Il giudice del gravame ha altresì fornito adeguata giustificazione dei parametri utilizzati nella quantificazione del danno in questione in via equitativa in Euro 10.000,00, avendo tenuto conto del volume di affari attuale e virtuale della ditta acquirente e della colpa concorrente, ex art. 1227 c.c., di quest’ultima, che avrebbe potuto accorgersi per tempo delle radicali deficienze qualitative del materiale fornito, ed astenersi dal commercializzare i prodotti realizzati con quel materiale.

Si tratta di apprezzamenti in fatto che, in quanto sorretti da argomentazioni immuni da vizi logici, si sottraggono al sindacato di questa Corte.

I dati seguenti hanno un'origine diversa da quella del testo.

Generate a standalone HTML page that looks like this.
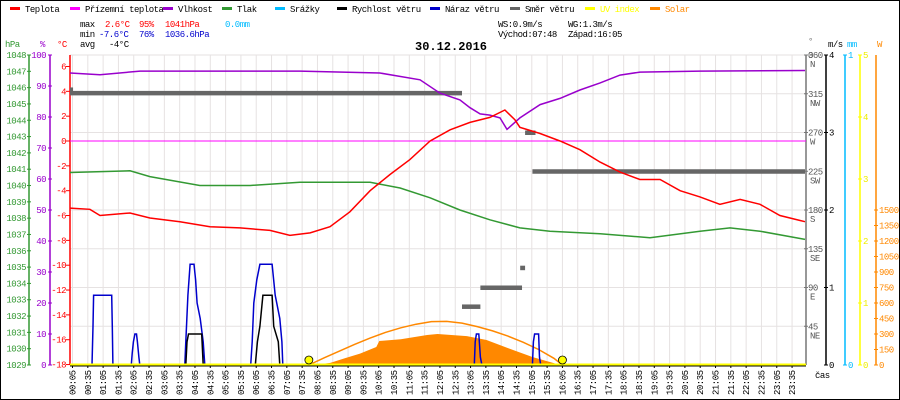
<!DOCTYPE html>
<html><head><meta charset="utf-8"><style>
body{margin:0;background:#fff}
svg{display:block;font-family:"Liberation Mono",monospace;font-size:9px;letter-spacing:-0.5px}
</style></head><body>
<svg id="c" width="900" height="400" viewBox="0 0 900 400">
<rect x="0.5" y="0.5" width="899" height="399" fill="#fff" stroke="#000"/>
<g id="grid"></g>
<g id="legend"></g>
<g>
<text x="80" y="27">max</text><text x="105" y="27" fill="#f00">2.6°C</text><text x="139" y="27" fill="#f00">95%</text><text x="165" y="27" fill="#f00">1041hPa</text><text x="225" y="27" fill="#0bf">0.0mm</text>
<text x="80" y="37">min</text><text x="99" y="37" fill="#00c">-7.6°C</text><text x="139" y="37" fill="#00c">76%</text><text x="165" y="37" fill="#00c">1036.6hPa</text>
<text x="80" y="47">avg</text><text x="109" y="47">-4°C</text>
<text x="498" y="27">WS:0.9m/s</text><text x="568" y="27">WG:1.3m/s</text>
<text x="498" y="37">Východ:07:48</text><text x="568" y="37">Západ:16:05</text>
</g>
<text x="415" y="50" font-size="12" font-weight="bold" letter-spacing="0">30.12.2016</text>
<g id="axes"></g>
<g id="series"></g>
</svg>
<script>
const legendLabels=["Teplota","Přízemní teplota","Vlhkost","Tlak","Srážky","Rychlost větru","Náraz větru","Směr větru","UV index","Solar"];
const legendColors=["#f00","#f0f","#90c","#393","#0bf","#000","#00c","#666","#ff0","#f80"];
const legendX=[10,70,163,222,275,337,430,510,585,650];
const tempT=[0,0.65,0.98,1.96,2.61,3.59,4.57,5.55,6.53,7.18,7.84,8.49,9.14,9.8,10.45,11.1,11.76,12.41,13.06,13.71,14.2,14.53,14.69,15.35,16,16.65,17.31,17.96,18.61,19.27,19.92,20.57,21.22,21.88,22.53,23.18,23.84,24];
const tempV=[-5.4,-5.5,-6,-5.8,-6.2,-6.5,-6.9,-7,-7.2,-7.6,-7.4,-6.9,-5.7,-4,-2.7,-1.5,0,0.9,1.5,1.9,2.5,1.7,1.1,0.6,0,-0.7,-1.7,-2.5,-3.1,-3.1,-4,-4.5,-5.1,-4.7,-5.1,-6,-6.4,-6.5];
const humT=[0,0.98,2.29,7.51,10.12,11.43,12.08,12.73,13.06,13.39,13.71,14.04,14.27,14.69,15.35,16,16.65,17.31,17.96,18.61,20.57,24];
const humV=[94.2,93.6,94.8,94.8,94.2,92,87.7,85.5,83,81,80.6,79.7,76,79.7,84,86,88.7,91,93.5,94.5,94.8,95];
const presT=[0,1.96,2.61,4.24,5.88,7.51,8.82,9.8,10.78,11.76,12.73,13.71,14.69,15.67,17.31,18.94,20.57,21.55,22.53,24];
const presV=[1040.8,1040.9,1040.55,1040,1040,1040.2,1040.2,1040.2,1039.85,1039.25,1038.5,1037.9,1037.4,1037.2,1037.05,1036.8,1037.2,1037.4,1037.2,1036.7];
const dirStart=[0,0,12.8,13.4,14.7,14.86,15.1];
const dirEnd=[0.1,12.8,13.4,14.76,14.86,15.2,24];
const dirV=[320,316,68,90,113,270,225];
const gustT=[0,0.72,0.75,0.77,1.36,1.38,1.4,2.0,2.03,2.07,2.12,2.17,2.2,2.25,2.28,3.75,3.78,3.85,3.92,4.05,4.1,4.15,4.25,4.35,4.4,5.9,5.95,6.0,6.1,6.2,6.6,6.7,6.85,6.92,6.95,13.2,13.23,13.27,13.35,13.4,13.45,15.1,15.13,15.17,15.3,15.33,15.37,24];
const gustV=[0,0,0.5,0.9,0.9,0.5,0,0,0.15,0.3,0.4,0.4,0.3,0.1,0,0,0.3,0.9,1.3,1.3,1.1,0.8,0.6,0.3,0,0,0.3,0.8,1.1,1.3,1.3,0.9,0.6,0.3,0,0,0.3,0.4,0.4,0.1,0,0,0.3,0.4,0.4,0.1,0,0];
const windT=[0,3.78,3.82,3.87,4.3,4.35,6.05,6.12,6.2,6.3,6.6,6.65,6.8,6.85,24];
const windV=[0,0,0.3,0.4,0.4,0,0,0.3,0.5,0.9,0.9,0.5,0.3,0,0];
const solarT=[7.93,8.5,9.0,9.47,10.0,10.1,10.8,11.66,12.0,12.96,13.6,14.47,15.1,15.77,16.0];
const solarV=[0,20,68,110,174,232,250,290,300,280,242,145,77,20,0];
const clearT=[7.8,8.3,8.8,9.3,9.8,10.3,10.8,11.3,11.8,12.3,12.8,13.3,13.8,14.3,14.8,15.3,15.8,16.08];
const clearV=[0,70,135,200,260,315,360,395,420,422,405,372,330,280,220,150,65,0];
const sunT=[7.8,16.08];
const hpaTicks=[1029,1030,1031,1032,1033,1034,1035,1036,1037,1038,1039,1040,1041,1042,1043,1044,1045,1046,1047,1048];
const humTicks=[0,10,20,30,40,50,60,70,80,90,100];
const tempTicks=[-18,-16,-14,-12,-10,-8,-6,-4,-2,0,2,4,6];
const dirTicks=[45,90,135,180,225,270,315,360];
const dirNames=["NE","E","SE","S","SW","W","NW","N"];
const msTicks=[0,1,2,3,4];
const uvTicks=[0,1,2,3,4,5];
const wTicks=[0,150,300,450,600,750,900,1050,1200,1350,1500];
const timeLabels=[];for(let h=0;h<24;h++){const hh=(h<10?"0":"")+h;timeLabels.push(hh+":05",hh+":35");}

const NS="http://www.w3.org/2000/svg";
const xT=h=>70+h*30.625;
const yC=c=>141-c*12.42;
const yH=p=>365-p*3.1;
const yP=p=>365-(p-1029)*16.316;
const yD=d=>365-d*310/360;
const yV=v=>365-v*77.5;
const yW=w=>365-w*155/1500;
const yU=u=>365-u*62;
function el(tag,attrs,parent,txt){const e=document.createElementNS(NS,tag);for(const k in attrs)e.setAttribute(k,attrs[k]);if(txt!==undefined)e.textContent=txt;parent.appendChild(e);return e;}
const G=document.getElementById('grid'),A=document.getElementById('axes'),S=document.getElementById('series'),L=document.getElementById('legend');
for(let i=0;i<48;i++){const x=72.5+15.31*i;const l=el('line',{x1:x,y1:55,x2:x,y2:365,stroke:'#e6e2e2'},G);


el('line',{x1:x,y1:365,x2:x,y2:368,stroke:'#000'},A);
const t=el('text',{x:0,y:0,transform:`translate(${x+3},395) rotate(-90)`},A,timeLabels[i]);

}
for(let k=0;k<8;k++){const y=55+38.75*k;const l=el('line',{x1:70,y1:y,x2:806,y2:y,stroke:'#e6e2e2'},G);

}
legendLabels.forEach((n,i)=>{const g=el('g',{},L);


el('rect',{x:legendX[i],y:7,width:10,height:3,fill:legendColors[i]},g);
el('text',{x:legendX[i]+15,y:12,fill:(i>=8?legendColors[i]:'#000')},g,n);});
function vline(x,c){el('line',{x1:x,y1:55,x2:x,y2:365,stroke:c,'stroke-width':1.5},A);}
vline(29,'#393');vline(50,'#90c');vline(70,'#f00');vline(806,'#777');vline(826,'#000');vline(845,'#0bf');vline(860,'#ff0');vline(876,'#f80');
el('text',{x:5,y:47,fill:'#393'},A,'hPa');el('text',{x:40,y:47,fill:'#90c'},A,'%');el('text',{x:57,y:47,fill:'#f00'},A,'°C');
el('text',{x:808,y:44,fill:'#777'},A,'°');el('text',{x:828,y:47},A,'m/s');el('text',{x:847,y:47,fill:'#0bf'},A,'mm');el('text',{x:877,y:47,fill:'#f80'},A,'W');
el('text',{x:815,y:378},A,'čas');
hpaTicks.forEach(v=>{const y=yP(v);el('line',{x1:27,y1:y,x2:31,y2:y,stroke:'#393'},A);const t=el('text',{x:26,y:y+3,fill:'#393','text-anchor':'end'},A,v);

});
humTicks.forEach(v=>{const y=yH(v);el('line',{x1:48,y1:y,x2:52,y2:y,stroke:'#90c'},A);el('text',{x:46,y:y+3,fill:'#90c','text-anchor':'end'},A,v);});
tempTicks.forEach(v=>{const y=yC(v);el('line',{x1:66,y1:y,x2:70,y2:y,stroke:'#f00'},A);el('text',{x:66,y:y+3,fill:'#f00','text-anchor':'end'},A,v);});
el('text',{x:808,y:58,fill:'#555'},A,'0');
dirTicks.forEach((v,i)=>{const y=yD(v);el('line',{x1:804,y1:y,x2:808,y2:y,stroke:'#777'},A);el('text',{x:808,y:y+3,fill:'#555'},A,v);el('text',{x:810,y:y+12,fill:'#555'},A,dirNames[i]);});
msTicks.forEach(v=>{const y=yV(v);el('line',{x1:824,y1:y,x2:828,y2:y,stroke:'#000'},A);el('text',{x:829,y:y+3},A,v);});
[0,1].forEach(v=>{const y=365-v*310;el('line',{x1:843,y1:y,x2:847,y2:y,stroke:'#0bf'},A);el('text',{x:848,y:y+3,fill:'#0bf'},A,v);});
uvTicks.forEach(v=>{const y=yU(v);el('line',{x1:858,y1:y,x2:862,y2:y,stroke:'#ff0'},A);el('text',{x:863,y:y+3,fill:'#ee0'},A,v);});
wTicks.forEach(v=>{const y=yW(v);el('line',{x1:874,y1:y,x2:878,y2:y,stroke:'#f80'},A);el('text',{x:879,y:y+3,fill:'#f80'},A,v);});
function pts(T,V,fy){return T.map((t,i)=>xT(t).toFixed(1)+','+fy(V[i]).toFixed(1)).join(' ');}
function poly(T,V,fy,c,name,w){const p=el('polyline',{points:pts(T,V,fy),fill:'none',stroke:c,'stroke-width':w||1.5},S);

return p;}
const sa=el('polygon',{points:pts(solarT,solarV,yW),fill:'#f80'},S);


poly(clearT,clearV,yW,'#f80','solar-clear-sky',1.5);
const zl=el('line',{x1:70,y1:yC(0),x2:806,y2:yC(0),stroke:'#f0f'},S);


dirV.forEach((d,i)=>{const r=el('rect',{x:xT(dirStart[i]),y:yD(d)-2,width:xT(dirEnd[i])-xT(dirStart[i]),height:4.5,fill:'#666'},S);

});
poly(presT,presV,yP,'#393','pressure-line');
poly(humT,humV,yH,'#90c','humidity-line');
poly(tempT,tempV,yC,'#f00','temperature-line');
poly(gustT,gustV,yV,'#00c','gust-line');
poly(windT,windV,yV,'#000','wind-speed-line');
const uv=el('line',{x1:70,y1:364.5,x2:806,y2:364.5,stroke:'#ff0','stroke-width':2},S);


el('line',{x1:70,y1:366,x2:806,y2:366,stroke:'#000'},S);
sunT.forEach(t=>{const c=el('circle',{cx:xT(t),cy:360,r:4,fill:'#ff0',stroke:'#000','stroke-width':0.8},S);

});
</script>
</body></html>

E, in realtà, le deduzioni svolte dalla ricorrente per negare la configurabilità di un danno da discredito commerciale subito dalla controparte, attraverso la formale denuncia di violazione di legge e di vizi di motivazione, si risolvono in sostanziali censure di merito, che mirano ad ottenere, sul punto, una diversa e più favorevole valutazione delle risultanze probatorie rispetto a quella compiuta dal giudice territoriale. In tal modo, peraltro, viene sollecitato a questa Corte l’esercizio di poteri di cognizione che non le competono, rientrando nei compiti istituzionali del giudice di merito l’accertamento dei fatti oggetto della controversia e la valutazione delle prove.

6) Per le ragioni esposte il ricorso deve essere rigettato, con conseguente condanna della ricorrente al pagamento delle spese sostenute dai resistenti nel presente grado di giudizio, liquidate come da dispositivo.

 

P.Q.M.

La Corte rigetta il ricorso e condanna la ricorrente al pagamento delle spese, che liquida in Euro 2.700,00, di cui Euro 200,00 per esborsi, oltre accessori di legge.

Così deciso in Roma, nella Camera di Consiglio, il 16 settembre 2015.